With fixed rates, provider profitability falls the more users use the Internet, unless they delay capacity expansion and make their user base suffer brownouts instead. Traffic sensitive pricing doesn’t have that problem, because providers have a reason to encourage users to use the Internet more, not less.
The key is that the charges be reasonable. $1/GB marginal rate or less, for wireline access over and above some nominal level. Cell phone providers have scorched the earth for this sort of thing, unfortunately.
If you look at the Bell system, as a monopoly it had serious problems, but it is unquestionable that quality of service was first rate. End-to-end voice over IP VOIP) over the Internet as it now stands is a hundred year leap backwards in QoS terms.
If the proponents of Soviet style network neutrality get their way, that will never change.
Final FCC Report and Order here. It is long, but contains important details on some issues.
One of the points is that the FCC is not attempting to regulate backbone providers, only access providers, and mass market broadband access providers at that. Edge providers (like Youtube) are not regulated, nor does the FCC have authority to do so. Edge providers tend to be among the order’s biggest supporters, for relatively obvious reasons.
Nothing in the order appears to govern any sort of content or edge provider independent dispute like that ongoing between Level 3 and Comcast. The order also specifically denies any attempt to regulate various pricing schemes or models for broadband access, such as metered pricing.

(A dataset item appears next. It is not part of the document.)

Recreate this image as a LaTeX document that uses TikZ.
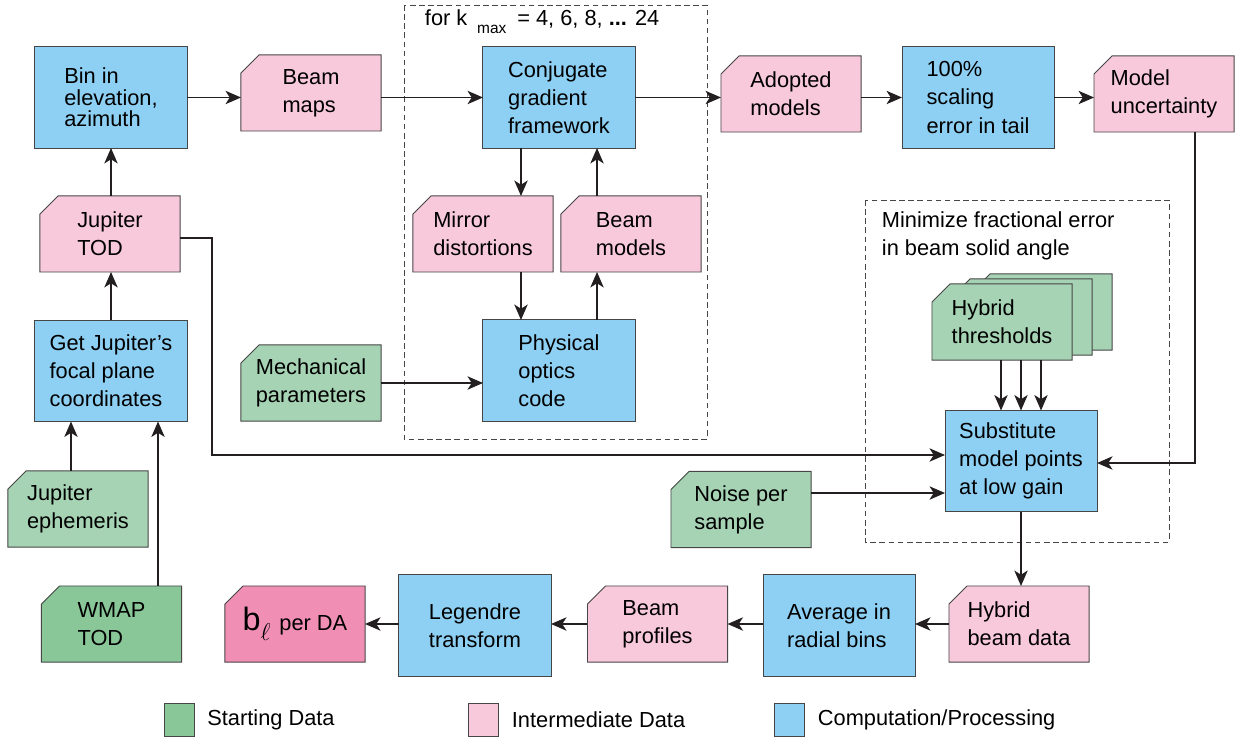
\documentclass[tikz,border=0pt]{standalone}
\usepackage{fontspec}
\setmainfont{Liberation Sans}
\usetikzlibrary{arrows.meta}
\definecolor{compblue}{RGB}{142,208,244}
\definecolor{interpink}{RGB}{248,200,219}
\definecolor{finalpink}{RGB}{240,143,179}
\definecolor{startgreen}{RGB}{165,211,180}
\definecolor{startdark}{RGB}{137,199,152}
\definecolor{edge}{RGB}{70,70,70}
\definecolor{arrowc}{RGB}{35,31,32}
\newcommand\cornercut{0.45cm}
\makeatletter
\pgfdeclareshape{cutcorner}{%
    \inheritsavedanchors[from=rectangle]%
    \inheritanchorborder[from=rectangle]%
    \inheritanchor[from=rectangle]{center}%
    \inheritanchor[from=rectangle]{north}%
    \inheritanchor[from=rectangle]{south}%
    \inheritanchor[from=rectangle]{east}%
    \inheritanchor[from=rectangle]{west}%
    \inheritanchor[from=rectangle]{north east}%
    \inheritanchor[from=rectangle]{north west}%
    \inheritanchor[from=rectangle]{south east}%
    \inheritanchor[from=rectangle]{south west}%
    \inheritanchor[from=rectangle]{mid}%
    \inheritanchor[from=rectangle]{base}%
    \inheritanchor[from=rectangle]{text}%
    \backgroundpath{%
        \southwest\edef\cutxa{\the\pgf@x}\edef\cutya{\the\pgf@y}%
        \northeast\edef\cutxb{\the\pgf@x}\edef\cutyb{\the\pgf@y}%
        \pgfpathmoveto{\pgfpoint{\cutxa+\cornercut}{\cutyb}}%
        \pgfpathlineto{\pgfpoint{\cutxb}{\cutyb}}%
        \pgfpathlineto{\pgfpoint{\cutxb}{\cutya}}%
        \pgfpathlineto{\pgfpoint{\cutxa}{\cutya}}%
        \pgfpathlineto{\pgfpoint{\cutxa}{\cutyb-\cornercut}}%
        \pgfpathclose
    }%
}
\makeatother
\tikzset{%
    box/.style={draw=edge, line width=0.7pt, align=left, inner sep=2pt, outer sep=0pt, font=\fontsize{15.5}{20}\selectfont},
    comp/.style={box, rectangle, fill=compblue, minimum width=3.8cm, minimum height=2.525cm},
    dat/.style={box, cutcorner, minimum width=3.5cm, minimum height=1.9cm},
    inter/.style={dat, fill=interpink},
    start/.style={dat, fill=startgreen},
    arr/.style={line width=0.9pt, draw=arrowc, -{Stealth[length=11pt, width=9.5pt, inset=3pt]}},
    grp/.style={draw=edge, line width=0.6pt, dash pattern=on 4pt off 2.5pt},
    legbox/.style={draw=edge, line width=0.6pt, minimum width=0.75cm, minimum height=0.825cm, inner sep=0pt},
    lab/.style={font=\fontsize{15.5}{20}\selectfont, align=left},
}
\begin{document}
\begin{tikzpicture}[x=0.025cm, y=-0.025cm]
    \useasboundingbox (0,0) rectangle (1240,740);
    \draw [grp] (404,5) rectangle (707,439);
    \draw [grp] (865,200) rectangle (1169,542);
    \node [lab, anchor=west] (kmax) at (420,22) {for k\hspace{0.45em}\raisebox{-0.7ex}{\fontsize{11}{11}\selectfont max}\hspace{0.5em}= 4, 6, 8, {\bfseries ...} 24};
    \node [lab, anchor=north west] (minerr) at (877,207) {Minimize fractional error\\in beam solid angle};
    \node [comp, font=\fontsize{15.5}{15.3}\selectfont] (bin) at (111,97.5) {Bin in\\elevation,\\azimuth};
    \node [inter] (beammaps) at (311,93) {Beam\\maps};
    \node [inter] (jtod) at (110,234) {Jupiter\\TOD};
    \node [comp] (getjup) at (111,371) {Get Jupiter's\\focal plane\\coordinates};
    \node [start] (jeph) at (78,509) {Jupiter\\ephemeris};
    \node [start, fill=startdark] (wmap) at (111.5,624) {WMAP\\TOD};
    \node [comp] (cgf) at (559,97.5) {Conjugate\\gradient\\framework};
    \node [inter] (mirror) at (483,234) {Mirror\\distortions};
    \node [inter] (bmodels) at (631,234) {Beam\\models};
    \node [comp] (poc) at (559,370.5) {Physical\\optics\\code};
    \node [start] (mech) at (311,383) {Mechanical\\parameters};
    \node [inter] (adopted) at (791,94) {Adopted\\models};
    \node [comp] (scaling) at (978,97.5) {100\%\\scaling\\error in tail};
    \node [inter] (munc) at (1164,94) {Model\\uncertainty};
    \node [start] (hybc) at (1042,312) {};
    \node [start] (hybb) at (1022,317) {};
    \node [start] (hyb) at (1002,322) {Hybrid\\thresholds};
    \node [comp] (subst) at (1021,461) {Substitute\\model points\\at low gain};
    \node [start] (noise) at (741,509.5) {Noise per\\sample};
    \node [inter] (hbd) at (1019,624) {Hybrid\\beam data};
    \node [comp] (avg) at (839,625.5) {Average in\\radial bins};
    \node [inter] (bprof) at (657.5,624) {Beam\\profiles};
    \node [comp] (leg) at (475,625.5) {Legendre\\transform};
    \node [inter, fill=finalpink] (bell) at (295,624) {{\fontsize{23}{23}\selectfont b}\raisebox{-0.9ex}{\fontsize{17}{17}\selectfont$\ell$}\hspace{0.4em}per DA};
    \draw [arr] (bin.east) -- (bin.east -| beammaps.west);
    \draw [arr] (beammaps.east |- bin.east) -- (cgf.west);
    \draw [arr] (cgf.east) -- (cgf.east -| adopted.west);
    \draw [arr] (adopted.east |- scaling.west) -- (scaling.west);
    \draw [arr] (scaling.east) -- (scaling.east -| munc.west);
    \draw [arr] (bin.south |- jtod.north) -- (bin.south);
    \draw [arr] (getjup.north) -- (getjup.north |- jtod.south);
    \draw [arr] ([xshift=-1cm]getjup.south |- jeph.north) -- ([xshift=-1cm]getjup.south);
    \draw [arr] ([xshift=1.175cm]getjup.south |- wmap.north) -- ([xshift=1.175cm]getjup.south);
    \draw [arr] ([xshift=-0.95cm]cgf.south) -- ([xshift=-0.95cm]cgf.south |- mirror.north);
    \draw [arr] ([xshift=0.95cm]cgf.south |- bmodels.north) -- ([xshift=0.95cm]cgf.south);
    \draw [arr] ([xshift=-0.95cm]poc.north |- mirror.south) -- ([xshift=-0.95cm]poc.north);
    \draw [arr] ([xshift=0.95cm]poc.north) -- ([xshift=0.95cm]poc.north |- bmodels.south);
    \draw [arr] (mech.east) -- (mech.east -| poc.west);
    \draw [arr] ([xshift=0.775cm]munc.south) |- ([yshift=-0.05cm]subst.east);
    \draw [arr] ([yshift=-0.1cm]jtod.east) -- ++(32,0) |- ([yshift=0.15cm]subst.west);
    \draw [arr] ([yshift=-0.8cm]subst.west -| noise.east) -- ([yshift=-0.8cm]subst.west);
    \foreach \dx in {-0.5,0,0.5}
        \draw [arr] ([xshift=\dx cm]subst.north |- hyb.south) -- ([xshift=\dx cm]subst.north);
    \draw [arr] (subst.south) -- (subst.south |- hbd.north);
    \draw [arr] (hbd.west) -- (hbd.west -| avg.east);
    \draw [arr] (bprof.east -| avg.west) -- (bprof.east);
    \draw [arr] (bprof.west) -- (bprof.west -| leg.east);
    \draw [arr] (bell.east -| leg.west) -- (bell.east);
    \node [legbox, fill=startdark] (kstart) at (179,719.5) {};
    \node [legbox, fill=interpink] (kinter) at (483.5,719.5) {};
    \node [legbox, fill=compblue] (kcomp) at (789.5,719.5) {};
    \node [lab, right=0.2cm] (tstart) at (kstart.east) {Starting Data};
    \node [lab, right=0.2cm] (tinter) at (kinter.east) {Intermediate Data};
    \node [lab, right=0.2cm] (tcomp) at (kcomp.east) {Computation/Processing};
\end{tikzpicture}
\end{document}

It provides for “reasonable network management”, including congestion control, and specifically mentions user based throttling of heavy users during peak periods (which is what Comcast does these days) as an example of what is legitimate.
The transparency, and “no blocking” rules apply to both wireline and wireless access. Mobile broadband is exempt from the “unreasonable discrimination” rules for now, for technological reasons. I am not sure that makes sense.